Objective: Both the line containing "Recreate this image" and the line containing "['-0.2', '-0.1', '0.0', '0.1', '0.2', '0.3', '0.4', '0.5'];" are part of the range to copy, along with every line between them. Copy it exactly and leave out the pictures.

Materials provided:
┄┄┄┄┄┄

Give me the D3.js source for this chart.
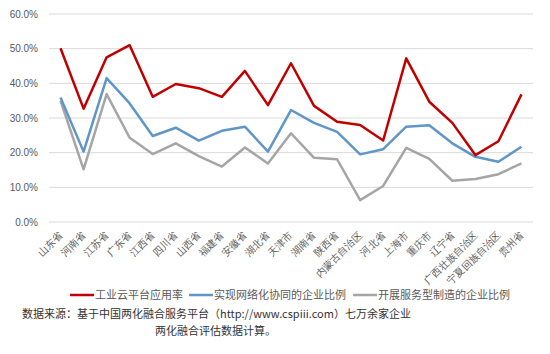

┄┄┄┄┄┄

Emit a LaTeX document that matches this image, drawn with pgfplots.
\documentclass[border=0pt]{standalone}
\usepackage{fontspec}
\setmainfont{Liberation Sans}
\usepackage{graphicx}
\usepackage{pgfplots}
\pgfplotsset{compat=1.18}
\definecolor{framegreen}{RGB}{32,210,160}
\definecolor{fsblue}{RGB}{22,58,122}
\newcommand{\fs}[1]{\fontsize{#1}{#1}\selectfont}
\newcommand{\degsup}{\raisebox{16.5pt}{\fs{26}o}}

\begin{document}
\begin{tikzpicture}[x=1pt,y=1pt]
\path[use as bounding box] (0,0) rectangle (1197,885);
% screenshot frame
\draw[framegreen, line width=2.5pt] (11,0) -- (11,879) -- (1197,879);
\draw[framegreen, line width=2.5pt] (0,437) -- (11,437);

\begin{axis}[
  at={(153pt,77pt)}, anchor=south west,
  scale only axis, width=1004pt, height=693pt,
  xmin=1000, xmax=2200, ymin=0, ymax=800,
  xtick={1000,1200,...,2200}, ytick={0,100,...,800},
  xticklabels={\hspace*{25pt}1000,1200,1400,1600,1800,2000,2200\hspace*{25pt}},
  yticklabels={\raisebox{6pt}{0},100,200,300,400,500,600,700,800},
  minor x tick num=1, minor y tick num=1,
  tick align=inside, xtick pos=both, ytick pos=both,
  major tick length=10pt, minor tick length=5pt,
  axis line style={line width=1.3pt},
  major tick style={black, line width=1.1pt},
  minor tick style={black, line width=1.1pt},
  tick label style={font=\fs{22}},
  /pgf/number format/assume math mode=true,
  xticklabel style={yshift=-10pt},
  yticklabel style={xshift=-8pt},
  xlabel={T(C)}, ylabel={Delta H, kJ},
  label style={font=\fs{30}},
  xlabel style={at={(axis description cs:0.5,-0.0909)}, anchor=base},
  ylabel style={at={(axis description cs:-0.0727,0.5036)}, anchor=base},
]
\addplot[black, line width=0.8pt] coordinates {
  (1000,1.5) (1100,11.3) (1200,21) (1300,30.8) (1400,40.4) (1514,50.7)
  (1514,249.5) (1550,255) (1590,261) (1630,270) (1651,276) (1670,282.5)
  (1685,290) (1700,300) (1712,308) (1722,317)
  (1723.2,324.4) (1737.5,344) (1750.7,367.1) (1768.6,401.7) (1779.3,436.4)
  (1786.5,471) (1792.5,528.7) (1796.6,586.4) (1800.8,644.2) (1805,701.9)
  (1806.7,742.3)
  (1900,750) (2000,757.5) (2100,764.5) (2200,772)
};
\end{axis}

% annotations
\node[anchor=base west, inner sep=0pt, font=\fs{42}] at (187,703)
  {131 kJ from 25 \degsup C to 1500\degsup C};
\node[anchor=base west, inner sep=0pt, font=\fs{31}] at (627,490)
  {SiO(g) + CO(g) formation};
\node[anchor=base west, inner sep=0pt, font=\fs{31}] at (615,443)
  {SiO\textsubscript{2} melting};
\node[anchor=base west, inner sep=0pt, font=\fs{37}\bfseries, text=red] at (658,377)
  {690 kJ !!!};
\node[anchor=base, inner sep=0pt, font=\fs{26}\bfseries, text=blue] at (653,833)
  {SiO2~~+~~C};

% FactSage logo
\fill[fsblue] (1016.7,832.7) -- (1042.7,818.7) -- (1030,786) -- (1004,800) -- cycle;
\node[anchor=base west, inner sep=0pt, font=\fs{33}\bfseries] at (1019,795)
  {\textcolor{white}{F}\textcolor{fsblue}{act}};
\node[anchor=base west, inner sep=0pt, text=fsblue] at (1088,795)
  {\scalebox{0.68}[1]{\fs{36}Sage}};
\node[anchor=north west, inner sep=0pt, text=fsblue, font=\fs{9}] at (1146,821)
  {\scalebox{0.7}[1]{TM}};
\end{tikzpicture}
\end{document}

┄┄┄┄┄┄

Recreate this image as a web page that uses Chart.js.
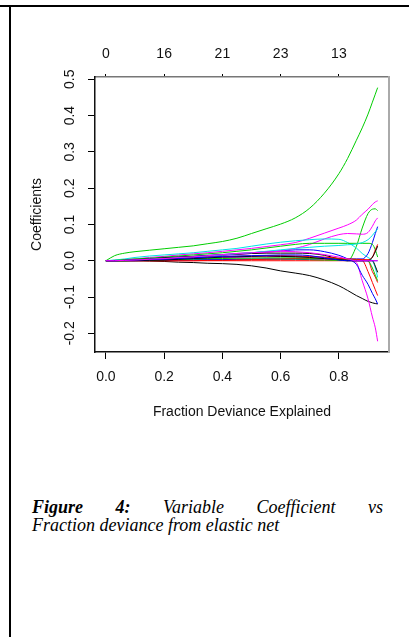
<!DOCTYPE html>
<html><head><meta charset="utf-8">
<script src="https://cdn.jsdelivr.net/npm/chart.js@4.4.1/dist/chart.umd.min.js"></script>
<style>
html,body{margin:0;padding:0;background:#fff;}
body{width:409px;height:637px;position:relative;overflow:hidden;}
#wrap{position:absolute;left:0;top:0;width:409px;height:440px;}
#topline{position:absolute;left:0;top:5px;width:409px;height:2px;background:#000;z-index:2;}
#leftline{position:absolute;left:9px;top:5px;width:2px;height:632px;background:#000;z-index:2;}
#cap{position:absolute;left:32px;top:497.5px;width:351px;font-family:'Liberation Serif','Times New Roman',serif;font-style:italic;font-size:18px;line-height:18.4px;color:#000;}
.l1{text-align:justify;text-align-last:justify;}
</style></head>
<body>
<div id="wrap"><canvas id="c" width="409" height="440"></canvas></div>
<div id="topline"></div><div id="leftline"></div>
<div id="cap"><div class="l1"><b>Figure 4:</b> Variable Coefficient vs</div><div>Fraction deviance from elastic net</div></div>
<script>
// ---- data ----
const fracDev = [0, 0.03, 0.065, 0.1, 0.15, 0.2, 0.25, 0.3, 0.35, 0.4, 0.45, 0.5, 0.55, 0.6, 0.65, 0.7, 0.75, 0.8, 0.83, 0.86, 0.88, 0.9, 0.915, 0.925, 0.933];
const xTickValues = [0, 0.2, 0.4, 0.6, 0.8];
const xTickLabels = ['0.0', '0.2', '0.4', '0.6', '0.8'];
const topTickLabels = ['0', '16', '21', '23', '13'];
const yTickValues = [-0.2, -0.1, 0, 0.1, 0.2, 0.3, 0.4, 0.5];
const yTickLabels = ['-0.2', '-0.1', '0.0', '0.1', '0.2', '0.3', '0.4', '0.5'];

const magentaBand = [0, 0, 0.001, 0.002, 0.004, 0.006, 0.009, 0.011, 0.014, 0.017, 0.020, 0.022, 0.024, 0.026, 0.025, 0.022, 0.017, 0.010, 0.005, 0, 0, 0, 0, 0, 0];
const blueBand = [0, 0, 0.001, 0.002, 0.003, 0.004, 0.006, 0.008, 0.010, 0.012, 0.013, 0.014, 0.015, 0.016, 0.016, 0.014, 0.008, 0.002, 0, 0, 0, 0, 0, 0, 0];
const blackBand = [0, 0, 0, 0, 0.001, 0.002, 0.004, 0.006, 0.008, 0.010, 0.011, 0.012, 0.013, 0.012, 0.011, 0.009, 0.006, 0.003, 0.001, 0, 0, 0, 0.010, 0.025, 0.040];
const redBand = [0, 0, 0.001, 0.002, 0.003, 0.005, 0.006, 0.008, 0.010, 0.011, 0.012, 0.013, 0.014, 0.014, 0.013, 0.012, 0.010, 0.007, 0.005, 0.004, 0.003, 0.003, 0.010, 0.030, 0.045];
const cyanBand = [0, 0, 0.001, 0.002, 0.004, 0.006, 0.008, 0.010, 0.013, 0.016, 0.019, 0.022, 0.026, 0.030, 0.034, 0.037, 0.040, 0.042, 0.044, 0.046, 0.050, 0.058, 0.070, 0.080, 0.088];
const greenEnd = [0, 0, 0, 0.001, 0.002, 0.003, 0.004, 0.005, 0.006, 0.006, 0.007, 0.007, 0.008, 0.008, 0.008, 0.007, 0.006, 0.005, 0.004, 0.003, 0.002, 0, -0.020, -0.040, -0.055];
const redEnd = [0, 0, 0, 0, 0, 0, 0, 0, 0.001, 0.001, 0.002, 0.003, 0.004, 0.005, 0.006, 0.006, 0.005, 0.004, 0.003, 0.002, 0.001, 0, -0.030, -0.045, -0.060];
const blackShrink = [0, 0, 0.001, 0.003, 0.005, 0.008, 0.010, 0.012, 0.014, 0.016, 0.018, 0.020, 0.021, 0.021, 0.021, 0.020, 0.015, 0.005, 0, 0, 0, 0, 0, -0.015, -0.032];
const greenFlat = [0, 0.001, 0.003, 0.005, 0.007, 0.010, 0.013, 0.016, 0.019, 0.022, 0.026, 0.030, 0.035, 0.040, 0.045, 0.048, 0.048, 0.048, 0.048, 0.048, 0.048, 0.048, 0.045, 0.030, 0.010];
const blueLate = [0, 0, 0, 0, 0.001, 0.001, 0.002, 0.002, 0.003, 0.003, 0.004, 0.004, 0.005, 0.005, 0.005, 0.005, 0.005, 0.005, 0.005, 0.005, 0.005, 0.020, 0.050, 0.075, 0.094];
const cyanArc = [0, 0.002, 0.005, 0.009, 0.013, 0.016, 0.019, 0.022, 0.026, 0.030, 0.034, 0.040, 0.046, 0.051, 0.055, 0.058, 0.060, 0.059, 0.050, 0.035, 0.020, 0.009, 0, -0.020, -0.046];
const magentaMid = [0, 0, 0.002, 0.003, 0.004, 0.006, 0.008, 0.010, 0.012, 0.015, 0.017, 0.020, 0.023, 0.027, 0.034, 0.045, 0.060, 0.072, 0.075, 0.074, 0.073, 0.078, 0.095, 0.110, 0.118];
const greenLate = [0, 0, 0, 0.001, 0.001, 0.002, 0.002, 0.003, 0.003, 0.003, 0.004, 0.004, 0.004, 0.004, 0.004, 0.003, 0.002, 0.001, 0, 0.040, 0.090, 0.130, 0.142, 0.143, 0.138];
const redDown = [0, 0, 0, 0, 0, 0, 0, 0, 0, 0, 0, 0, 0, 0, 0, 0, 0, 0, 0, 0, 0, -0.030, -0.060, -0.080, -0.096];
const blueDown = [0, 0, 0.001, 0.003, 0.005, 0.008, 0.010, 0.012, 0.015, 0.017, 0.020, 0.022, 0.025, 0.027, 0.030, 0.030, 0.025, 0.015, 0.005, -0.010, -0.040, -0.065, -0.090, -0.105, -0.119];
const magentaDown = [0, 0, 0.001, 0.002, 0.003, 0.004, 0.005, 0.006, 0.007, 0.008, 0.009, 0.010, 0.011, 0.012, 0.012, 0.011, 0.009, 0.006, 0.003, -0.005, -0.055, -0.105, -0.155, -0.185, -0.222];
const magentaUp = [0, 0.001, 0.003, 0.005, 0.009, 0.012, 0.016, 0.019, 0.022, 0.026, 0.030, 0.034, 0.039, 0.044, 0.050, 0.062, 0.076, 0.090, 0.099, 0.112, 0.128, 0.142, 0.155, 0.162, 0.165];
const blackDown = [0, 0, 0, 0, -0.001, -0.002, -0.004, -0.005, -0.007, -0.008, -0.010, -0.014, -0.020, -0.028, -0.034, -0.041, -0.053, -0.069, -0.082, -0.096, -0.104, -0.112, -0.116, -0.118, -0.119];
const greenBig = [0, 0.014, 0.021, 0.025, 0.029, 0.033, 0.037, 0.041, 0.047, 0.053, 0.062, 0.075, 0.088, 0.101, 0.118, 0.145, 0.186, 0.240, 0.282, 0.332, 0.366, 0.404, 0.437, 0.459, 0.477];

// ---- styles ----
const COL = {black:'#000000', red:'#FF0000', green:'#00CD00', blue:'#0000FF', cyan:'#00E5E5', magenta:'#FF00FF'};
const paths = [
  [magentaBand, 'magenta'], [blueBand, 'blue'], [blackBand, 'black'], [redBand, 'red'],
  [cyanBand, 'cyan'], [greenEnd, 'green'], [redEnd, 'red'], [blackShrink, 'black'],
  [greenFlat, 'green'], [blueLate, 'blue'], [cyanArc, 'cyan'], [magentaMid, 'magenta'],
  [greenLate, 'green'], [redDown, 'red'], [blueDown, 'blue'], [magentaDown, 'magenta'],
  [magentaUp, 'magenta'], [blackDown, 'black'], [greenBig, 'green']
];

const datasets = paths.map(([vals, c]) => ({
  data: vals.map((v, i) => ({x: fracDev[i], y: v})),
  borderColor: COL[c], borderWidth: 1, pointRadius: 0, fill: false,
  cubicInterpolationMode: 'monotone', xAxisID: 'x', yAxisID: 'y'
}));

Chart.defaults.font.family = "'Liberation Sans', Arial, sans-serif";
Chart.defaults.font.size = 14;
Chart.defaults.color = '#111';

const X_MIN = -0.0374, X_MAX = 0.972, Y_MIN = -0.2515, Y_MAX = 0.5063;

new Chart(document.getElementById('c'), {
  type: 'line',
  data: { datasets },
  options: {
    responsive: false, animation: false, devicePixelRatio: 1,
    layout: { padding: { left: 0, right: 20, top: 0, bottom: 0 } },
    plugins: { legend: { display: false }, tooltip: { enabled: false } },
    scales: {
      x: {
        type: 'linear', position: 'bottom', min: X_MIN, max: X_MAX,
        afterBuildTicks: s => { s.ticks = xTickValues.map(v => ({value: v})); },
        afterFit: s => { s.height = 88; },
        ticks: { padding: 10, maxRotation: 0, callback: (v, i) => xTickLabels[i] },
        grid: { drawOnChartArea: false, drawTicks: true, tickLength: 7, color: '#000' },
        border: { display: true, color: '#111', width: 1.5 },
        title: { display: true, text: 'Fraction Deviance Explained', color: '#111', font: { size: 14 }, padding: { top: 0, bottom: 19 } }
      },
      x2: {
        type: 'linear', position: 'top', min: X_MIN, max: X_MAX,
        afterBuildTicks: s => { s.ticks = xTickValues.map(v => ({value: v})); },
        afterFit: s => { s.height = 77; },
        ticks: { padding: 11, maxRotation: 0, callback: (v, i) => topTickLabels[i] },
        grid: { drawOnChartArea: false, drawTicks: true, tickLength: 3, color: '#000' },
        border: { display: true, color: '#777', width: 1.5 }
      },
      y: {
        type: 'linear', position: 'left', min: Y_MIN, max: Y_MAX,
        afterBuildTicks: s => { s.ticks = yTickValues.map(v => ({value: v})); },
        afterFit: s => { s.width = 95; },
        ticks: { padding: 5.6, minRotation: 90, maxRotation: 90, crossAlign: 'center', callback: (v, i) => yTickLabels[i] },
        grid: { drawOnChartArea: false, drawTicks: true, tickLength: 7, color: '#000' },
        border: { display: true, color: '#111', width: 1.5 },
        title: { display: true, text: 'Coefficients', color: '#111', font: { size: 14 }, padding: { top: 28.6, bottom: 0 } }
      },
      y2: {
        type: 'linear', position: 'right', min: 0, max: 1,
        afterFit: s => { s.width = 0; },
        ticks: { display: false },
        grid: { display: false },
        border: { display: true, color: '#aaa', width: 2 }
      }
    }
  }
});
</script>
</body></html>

┄┄┄┄┄┄

Result of the task:
Recreate this image as a web page that uses Chart.js.
<!DOCTYPE html>
<html><head><meta charset="utf-8">
<script src="https://cdn.jsdelivr.net/npm/chart.js@4.4.1/dist/chart.umd.min.js"></script>
<style>
html,body{margin:0;padding:0;background:#fff;}
body{width:409px;height:637px;position:relative;overflow:hidden;}
#wrap{position:absolute;left:0;top:0;width:409px;height:440px;}
#topline{position:absolute;left:0;top:5px;width:409px;height:2px;background:#000;z-index:2;}
#leftline{position:absolute;left:9px;top:5px;width:2px;height:632px;background:#000;z-index:2;}
#cap{position:absolute;left:32px;top:497.5px;width:351px;font-family:'Liberation Serif','Times New Roman',serif;font-style:italic;font-size:18px;line-height:18.4px;color:#000;}
.l1{text-align:justify;text-align-last:justify;}
</style></head>
<body>
<div id="wrap"><canvas id="c" width="409" height="440"></canvas></div>
<div id="topline"></div><div id="leftline"></div>
<div id="cap"><div class="l1"><b>Figure 4:</b> Variable Coefficient vs</div><div>Fraction deviance from elastic net</div></div>
<script>
// ---- data ----
const fracDev = [0, 0.03, 0.065, 0.1, 0.15, 0.2, 0.25, 0.3, 0.35, 0.4, 0.45, 0.5, 0.55, 0.6, 0.65, 0.7, 0.75, 0.8, 0.83, 0.86, 0.88, 0.9, 0.915, 0.925, 0.933];
const xTickValues = [0, 0.2, 0.4, 0.6, 0.8];
const xTickLabels = ['0.0', '0.2', '0.4', '0.6', '0.8'];
const topTickLabels = ['0', '16', '21', '23', '13'];
const yTickValues = [-0.2, -0.1, 0, 0.1, 0.2, 0.3, 0.4, 0.5];
const yTickLabels = ['-0.2', '-0.1', '0.0', '0.1', '0.2', '0.3', '0.4', '0.5'];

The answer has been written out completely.